Tras su muerte, algunos de sus amigos y compañeros, nos dimos a la tarea de editar un tomo que recogiera sus versos. Partimos de su poemario inédito “Varios”, y de él tomamos como guía para una segunda parte, un epígrafe del poeta español Miguel Hernández, que Amílcar había escogido como preámbulo de “Varios”. Los versos son estos: “vida, muerte, amor: Ahí quedan/ escritos sobre tus labios”. De esta manera, la segunda parta, la titulamos: “Escritos sobre tus labios”, y la seccionamos en tres partes: “Vida”, “Amor” y “Muerte”, seleccionando críticamente los poemas que se pudieran agrupar en cada una de estas tres temáticas.

El libro, titulado “Varios” (1993), fue ilustrado por el artista plástico Óscar Vásquez y prologado por David Morales. Vio la luz de la imprenta, bajo el sello “Cábala”, un notable esfuerzo editorial del poeta Ernesto Flores Sandoval, siendo presentado en octubre de ese mismo año, en el recordado Centro Sociocultural Sur.

En 1997, el poeta Otoniel Guevara, uno de sus grandes amigos y compañeros, publicó una selección de sus poemas que nominó: “La canción del poeta” (Ediciones Mazatli), con dibujos de Camilo Fonseca y un comentario al dorso de Wilfredo Peña.

Amílcar murió cuando aún se encontraba en ese natural proceso de construir su palabra poética.
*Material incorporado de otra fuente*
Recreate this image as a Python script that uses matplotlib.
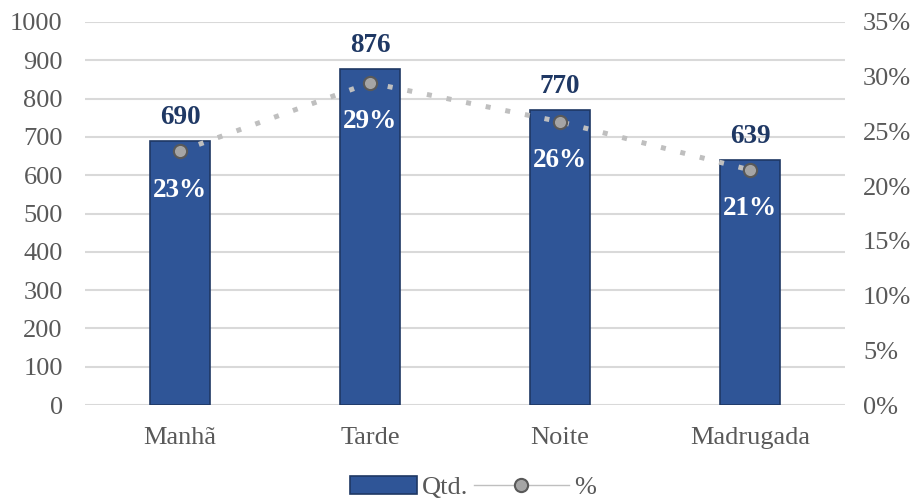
import matplotlib
matplotlib.use("Agg")
import matplotlib.pyplot as plt
from matplotlib.lines import Line2D
from matplotlib.patches import Patch, Rectangle
from matplotlib.legend_handler import HandlerPatch

periods = ["Manhã", "Tarde", "Noite", "Madrugada"]
counts = [690, 876, 770, 639]
left_ticks = [0, 100, 200, 300, 400, 500, 600, 700, 800, 900, 1000]
right_ticks = [0, 5, 10, 15, 20, 25, 30, 35]

total = sum(counts)
shares = [c / total * 100 for c in counts]

plt.rcParams["font.family"] = ["Liberation Serif", "DejaVu Serif"]

BAR_FACE = "#2F5597"
BAR_EDGE = "#1F3864"
TICK_COLOR = "#595959"

fig = plt.figure(figsize=(9.18, 5.0), dpi=100)
ax = fig.add_axes([0.0926, 0.19, 0.828, 0.766])
ax2 = ax.twinx()

x = list(range(len(periods)))
ax.bar(x, counts, width=0.316, color=BAR_FACE, edgecolor=BAR_EDGE,
       linewidth=1.2, zorder=3)
ax.set_xlim(-0.5, len(periods) - 0.5)
ax.set_ylim(0, 1000)
ax.set_yticks(left_ticks)
ax.set_xticks(x)
ax.set_xticklabels(periods)
ax.grid(axis="y", color="#D9D9D9", linewidth=1.5, zorder=0)
ax.set_axisbelow(True)

ax2.plot(x, shares, linestyle=(0, (1, 3)), color="#BFBFBF", linewidth=3.6,
         dash_capstyle="butt", zorder=4)
ax2.plot(x, shares, linestyle="none", marker="o", markersize=9.5,
         markerfacecolor="#A5A5A5", markeredgecolor="#595959",
         markeredgewidth=1.5, zorder=5)
ax2.set_ylim(0, 35)
ax2.set_yticks(right_ticks)
ax2.set_yticklabels([f"{t}%" for t in right_ticks])

for a in (ax, ax2):
    for s in a.spines.values():
        s.set_visible(False)
    a.tick_params(length=0, labelsize=19, labelcolor=TICK_COLOR)
ax.tick_params(axis="y", pad=16)
ax2.tick_params(axis="y", pad=13)
ax.tick_params(axis="x", pad=16)

for xi, c in zip(x, counts):
    ax.annotate(f"{c}", (xi, c), xytext=(0, 17), textcoords="offset points",
                ha="center", va="center", fontsize=19.5, fontweight="bold",
                color=BAR_EDGE, zorder=6)
for xi, p in zip(x, shares):
    ax2.annotate(f"{round(p)}%", (xi, p), xytext=(0, -28),
                 textcoords="offset points", ha="center", va="center",
                 fontsize=19.5, fontweight="bold", color="white", zorder=6)


def narrow_patch(legend, orig_handle, xdescent, ydescent, width, height,
                 fontsize):
    w = width * 0.7
    return Rectangle((-xdescent + width - w, -ydescent), w, height)


handles = [
    Patch(facecolor=BAR_FACE, edgecolor=BAR_EDGE, linewidth=1.2),
    Line2D([0], [0], color="#BFBFBF", linewidth=1.0, marker="o",
           markersize=9.5, markerfacecolor="#A5A5A5",
           markeredgecolor="#595959", markeredgewidth=1.5),
]
fig.legend(handles, ["Qtd.", "%"], loc="lower center",
           bbox_to_anchor=(0.5, -0.046), ncol=2, frameon=False,
           fontsize=19, handlelength=3.6, columnspacing=0.2,
           handletextpad=0.2, labelcolor=TICK_COLOR,
           handler_map={Patch: HandlerPatch(patch_func=narrow_patch)})

fig.savefig("out.png", dpi=100)
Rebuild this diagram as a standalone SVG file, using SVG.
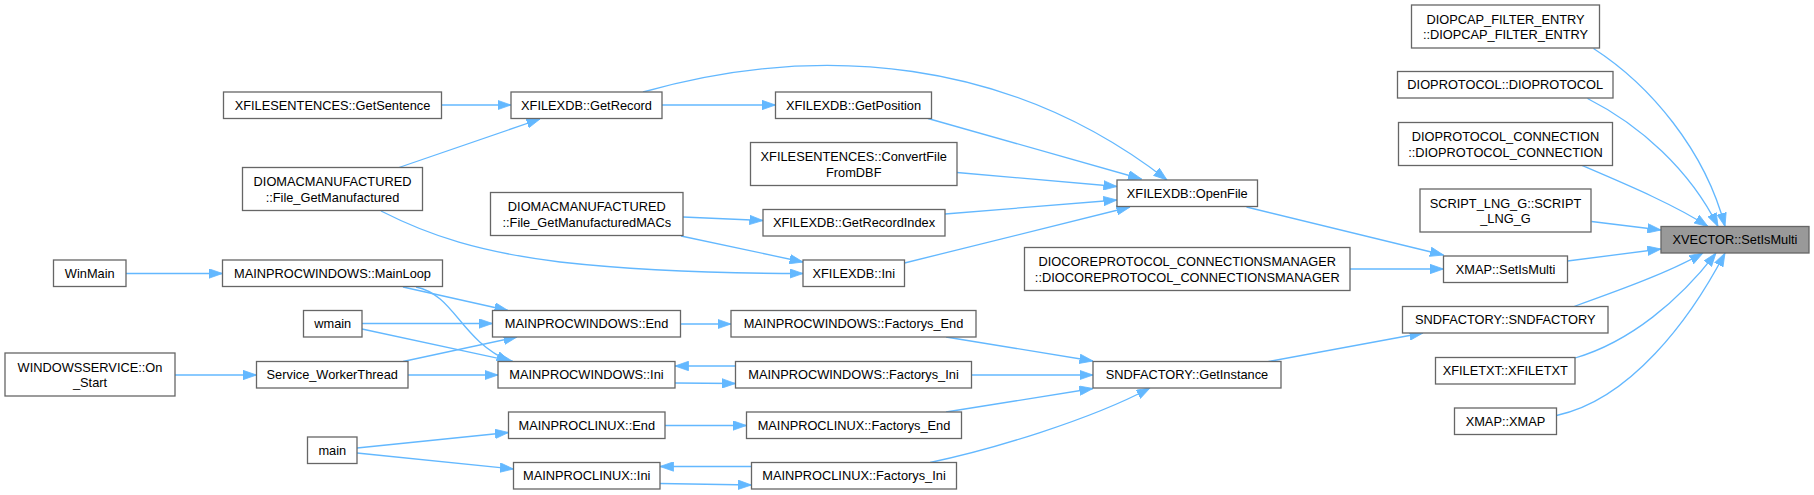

Gustaba de trabajar la síntesis conceptual en sus textos. En su poesía es fácil advertir las influencias de los grandes poetas suramericanos, muy determinantes aún, por esos años.

La poesía de Amílcar Colocho es una poesía del dolor personal y social; de la utopía revolucionaria; de la devoción a la madre y a la amada, y de la presencia de la muerte. La muerte es una constante en sus versos. Su poesía intuye la muerte. Pero la intuye y la acepta con la convicción de que es la necesaria y única condición que posibilitará la vida futura. Esa congruencia de su ideario se manifiesta con absoluta claridad en su creación literaria.

La palabra de Amílcar continúa y continuará, desde su juvenil voz, dolida y valiente, urgiéndonos por la construcción de un mundo nuevo, a pesar de todos los obstáculos del presente.

Sean sus versos testimonio de esa época luminosa y cruel que le correspondió vivir, él, el poeta que regresó de la muerte: “Hoy que regreso de la muerte/ penetro de nuevo en tus heridas/ en el canto que te alumbra la vida a la hora de la ausencia/ yo el hambriento/ el que bebió tu sangre con la noche/ y se marchó luego/ sólo con el recuerdo”. (Poema trashumante I).